Hard Times for Ph.D.s
Once there was a time when graduating with a Ph.D. in the hard sciences meant a one-way ticket to a successful career that offered intellectual satisfaction and prestige. A graduate education—requiring diligence, patience, and lots of commitment—was well worth the hard work. But it is a seller's market no more. Students graduating with hard-earned doctoral degrees in the hard sciences these days are faced with a thinning supply of research grants and jobs. Yet the number of students getting accepted into, and graduating from, advanced programs remains fixed. Despite the harsh realities of the job market, research universities are contributing to the Ph.D. job crisis by neglecting to adjust the number of students being trained and failing to alter their curricula to make Ph.D.s better prepared for today's economy.

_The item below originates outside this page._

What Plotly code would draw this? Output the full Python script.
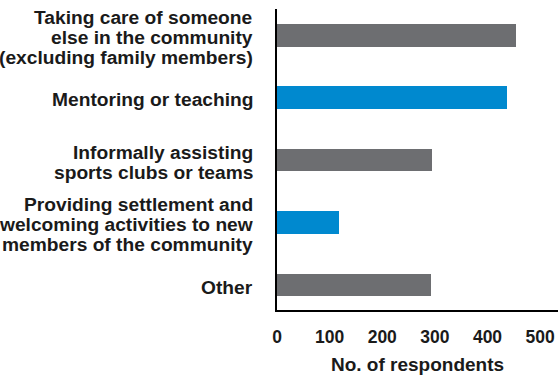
import plotly.graph_objects as go

# Survey: forms of informal volunteering
categories = [
    "Taking care of someone<br>else in the community<br>(excluding family members)",
    "Mentoring or teaching",
    "Informally assisting<br>sports clubs or teams",
    "Providing settlement and<br>welcoming activities to new<br>members of the community",
    "Other",
]
respondents = [454, 437, 295, 118, 293]
bar_colors = ["#6d6e71", "#0089cf", "#6d6e71", "#0089cf", "#6d6e71"]
x_ticks = [0, 100, 200, 300, 400, 500]

TEXT = "#1a1a1a"
FONT = "Liberation Sans"

fig = go.Figure(
    go.Bar(
        x=respondents,
        y=categories,
        orientation="h",
        marker=dict(color=bar_colors, line=dict(width=0)),
        width=0.363,
        hoverinfo="x+y",
    )
)

# Category labels: one annotation per line for tight leading
line_gap = 20
for cat in categories:
    lines = cat.split("<br>")
    n = len(lines)
    for i, ln in enumerate(lines):
        fig.add_annotation(
            x=0, xref="paper", xanchor="right",
            y=cat, yref="y", yanchor="middle",
            xshift=-22,
            yshift=((n - 1) / 2 - i) * line_gap - 2,
            text=ln, showarrow=False,
            font=dict(family=FONT, size=19.2, color=TEXT, weight="bold"),
        )

fig.update_layout(
    width=558, height=376,
    margin=dict(l=277, r=0, t=9, b=66),
    paper_bgcolor="white", plot_bgcolor="white",
    showlegend=False,
    bargap=0,
)
fig.update_xaxes(
    range=[0, 534],
    tickvals=x_ticks,
    ticktext=[str(v) for v in x_ticks],
    showgrid=False, zeroline=False,
    showline=True, linecolor="black", linewidth=2,
    ticks="", ticklabelstandoff=10,
    tickfont=dict(family=FONT, size=17.5, color=TEXT, weight="bold"),
    title=dict(text="No. of respondents", standoff=12,
               font=dict(family=FONT, size=19, color=TEXT, weight="bold")),
    fixedrange=True,
)
fig.update_yaxes(
    type="category",
    range=[4.4, -0.42],
    showticklabels=False,
    showgrid=False, zeroline=False,
    showline=True, linecolor="black", linewidth=2,
    ticks="",
    fixedrange=True,
)

fig.write_html("out.html")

Physicists were some of the first Ph.D.s to be impacted by the new and unfriendly economic environment. With the end of the Cold War came defense cutbacks that quite suddenly ended an era during which demand for scientists trained in physics and engineering was high. The news of grim job prospects has finally reached undergraduates; now enrollment into graduate physics programs is starting to decline. But while physicists have begun to adapt to the new realities, other fields are producing more scientists than the market will be able to bear. Moreover, academia has become a popular target for cutbacks in government spending. If federal support—constituting 60 percent of all university research spending—dries up, tough times can be foreseen for scientists as leaner budgets result in fewer jobs.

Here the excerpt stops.